Damiano David balla e canta da solo. Senza i Måneskin, senza la corazza della band che lo ha reso un’icona planetaria. Una prima volta che pesa come un esame di maturità, consumata davanti al pubblico polacco e, in simultanea, su milioni di smartphone collegati a TikTok. Mezz’ora di diretta verticale, commenti da ogni angolo del mondo, italiani non troppi, tanti curiosi, molti fan pronti a chiedere “quando tornano i Måneskin?”. È stata la sua carta d’identità digitale, un biglietto da visita lanciato nel flusso globale delle piattaforme.

L’impronta del progetto è chiara: meno rock, più pop. E soprattutto pop statunitense. Un universo che guarda a Harry Styles più che a Iggy Pop, a Chappel Roan più che al rock sporco e incendiario con cui i Måneskin avevano conquistato l’Europa e l’America. Sul palco Damiano lascia presto i panni scintillanti di un tempo: niente pelle, niente eyeliner pesante, niente eccessi glam. Bretelle, camicia glitterata, uno stile più da dandy Little Italy che da frontman di un gruppo hard rock. Dopo un quarto d’ora la camicia vola via, quasi a segnare il passaggio dall’immagine costruita al corpo nudo di un cantante che vuole convincere da solo.

La scaletta non risparmia i pezzi forti. Born with a broken heart apre il concerto, seguita da brani tratti dal suo primo album solista, Funny little fears, appena ripubblicato in versione ampliata con cinque inediti sotto il titolo Funny little dreams. Tra questi, Talk to me, prodotta da Tyla e dal leggendario Nile Rodgers. «Forse alcuni di voi sono troppo fucking giovani per conoscerlo», scherza Damiano dal palco, ricordando agli spettatori che il papà della disco con gli Chic ha deciso di scommettere su di lui. È la sua carta pesante, il tentativo di entrare di diritto nel club delle grandi popstar internazionali.

C’è anche lo spazio per una cover. Non più duetti da rockstar con Iggy Pop, ma l’omaggio alla scena americana con Pink Pony Club di Chappel Roan: dance-pop da manuale, perfettamente in linea con il nuovo corso musicale. «Io amo fare cover», confessa Damiano, mostrando ancora una volta la voglia di misurarsi con modelli diversi da quelli che lo hanno consacrato negli ultimi cinque anni.
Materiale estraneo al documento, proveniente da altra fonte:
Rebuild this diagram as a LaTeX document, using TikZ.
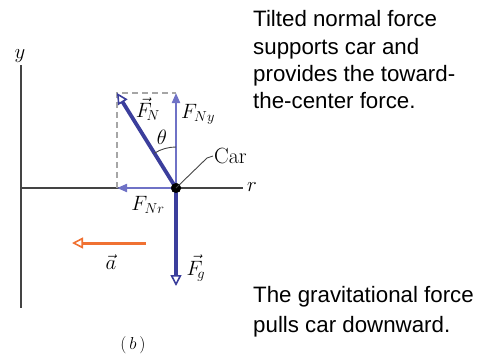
\documentclass[tikz,border=0pt]{standalone}
\usepackage{fontspec}
\newfontfamily\labelsans{Liberation Sans}
\usetikzlibrary{arrows.meta,calc}
\definecolor{darkblue}{HTML}{3B3E9C}
\definecolor{lightblue}{HTML}{6F72C6}
\definecolor{orangeacc}{HTML}{F07132}
\definecolor{axisgray}{HTML}{444444}
\begin{document}
\begin{tikzpicture}[x=1pt,y=-1pt,
  axisline/.style={draw=axisgray,line width=1.4pt},
  bigvec/.style={draw=darkblue,line width=3.8pt,-{Triangle[open,length=11pt,width=11pt,line width=1.6pt]}},
  compvec/.style={draw=lightblue,line width=2pt,-{Triangle[length=10pt,width=8pt]}},
  accvec/.style={draw=orangeacc,line width=3pt,-{Triangle[open,length=11pt,width=11pt,line width=1.6pt]}},
  mathlbl/.style={inner sep=0pt,font=\fontsize{20}{24}\selectfont},
  caption/.style={inner sep=0pt,anchor=base west,font=\labelsans\fontsize{22.3}{27}\selectfont},
]
\useasboundingbox (0,0) rectangle (481,361);
% axes
\coordinate (ytop) at (21,65);
\coordinate (ybot) at (21,308);
\coordinate (rstart) at (21,188);
\coordinate (rend) at (243,188);
\draw[axisline] (ytop) -- (ybot);
\draw[axisline] (rstart) -- (rend);
\node[mathlbl] (ylbl) at (20,56) {$y$};
\node[mathlbl] (rlbl) at (252,187) {$r$};
% car point
\node[circle,fill=black,inner sep=0pt,minimum size=10pt] (car) at (176,188) {};
% tips
\coordinate (FNtip) at (117,93);
\coordinate (FNytip) at (176,93);
\coordinate (FNrtip) at (117,188);
\coordinate (Fgtip) at (176,286);
\coordinate (atail) at (146,243);
\coordinate (ahead) at (72,243);
% dashed box
\draw[draw=gray!70,line width=1.1pt,dash pattern=on 6pt off 4pt] (FNrtip) -- (FNtip) -- (FNytip);
% components
\draw[compvec] (car.center) -- (FNytip);
\draw[compvec] (car.center) -- (FNrtip);
% big vectors
\draw[bigvec] (car.center) -- (Fgtip);
\draw[bigvec] (car.center) -- (FNtip);
\node[circle,fill=black,inner sep=0pt,minimum size=10pt] at (car) {};
% theta arc
\draw[axisgray,line width=0.9pt] ($(car)+(0,-41)$) arc[start angle=-90,end angle=-121.8,radius=41];
% acceleration
\draw[accvec] (atail) -- (ahead);
% leader to car
\coordinate (lead1) at (207,158);
\coordinate (lead2) at (213,156);
\draw[axisgray,line width=0.9pt] (car.center) -- (lead1) -- (lead2);
\node[inner sep=0pt,anchor=west,font=\fontsize{22}{26}\selectfont] (carlbl) at (214,156) {Car};
% labels
\node[mathlbl] (FNlbl) at (148,109) {$\vec{F}_{\!N}$};
\node[mathlbl] (FNylbl) at (198,114) {$F_{Ny}$};
\node[mathlbl] (thlbl) at (162,137) {$\theta$};
\node[mathlbl] (FNrlbl) at (148,205) {$F_{Nr}$};
\node[mathlbl] (albl) at (111,262) {$\vec{a}$};
\node[mathlbl] (Fglbl) at (196,268) {$\vec{F}_{\!g}$};
\node[inner sep=0pt,font=\fontsize{18}{22}\selectfont] (blbl) at (133,345) {$(\,b\,)$};
% captions
\node[caption] (cap1a) at (253,27) {Tilted normal force};
\node[caption] (cap1b) at (253,54) {supports car and};
\node[caption] (cap1c) at (253,81) {provides the toward-};
\node[caption] (cap1d) at (253,108) {the-center force.};
\node[caption] (cap2a) at (253,302) {The gravitational force};
\node[caption] (cap2b) at (253,332) {pulls car downward.};
\end{tikzpicture}
\end{document}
La sensazione però è duplice. Da un lato il talento resta intatto: voce potente, capacità scenica, magnetismo che non ha perso smalto. Dall’altro la sfida sembra metterlo in una corsa in salita. Damiano non è più il dominatore del rock mondiale, ma un giovane artista che deve guadagnarsi il suo posto nel pop globale, competendo con chi in quel gioco è nato e cresciuto. L’impressione, almeno a Varsavia, è che ci sia tanto lavoro da fare, tanta strada da correre.

La sfida si complica per un dettaglio che dettaglio non è: l’annuncio del ritorno dei Måneskin nel 2026. Alessandro De Angelis, padre di Victoria e amministratore della società che gestisce la band, lo ha detto chiaramente: «Torneranno a inizio 2026». Una frase che suona come una garanzia per i fan, ma che, caduta alla vigilia del tour solista di Damiano, rischia di trasformarsi in un’ombra ingombrante. Il cantante ha sempre tenuto il punto su un futuro ancora aperto, senza proclami definitivi, ma la macchina del gruppo è già in movimento.

Ecco allora il doppio binario: da un lato l’artista solista che cerca di affermarsi tra dischi, tour e collaborazioni internazionali; dall’altro il richiamo di una band che resta un marchio da milioni di copie e biglietti. La sfida personale di Damiano sarà dimostrare di poter reggere da solo, senza sembrare un fuoriclasse in attesa di tornare alla squadra.

Il debutto di Varsavia, anche se breve e in parte “compresso” dalle esigenze della diretta social, ha mostrato un artista che non rinuncia al carisma, ma che deve ancora trovare la formula giusta per imporsi. Non è un dramma: a molti frontman è toccato ricominciare da capo. Ma la strada, questa volta, non è più illuminata dalle luci dei Måneskin. È solo sua.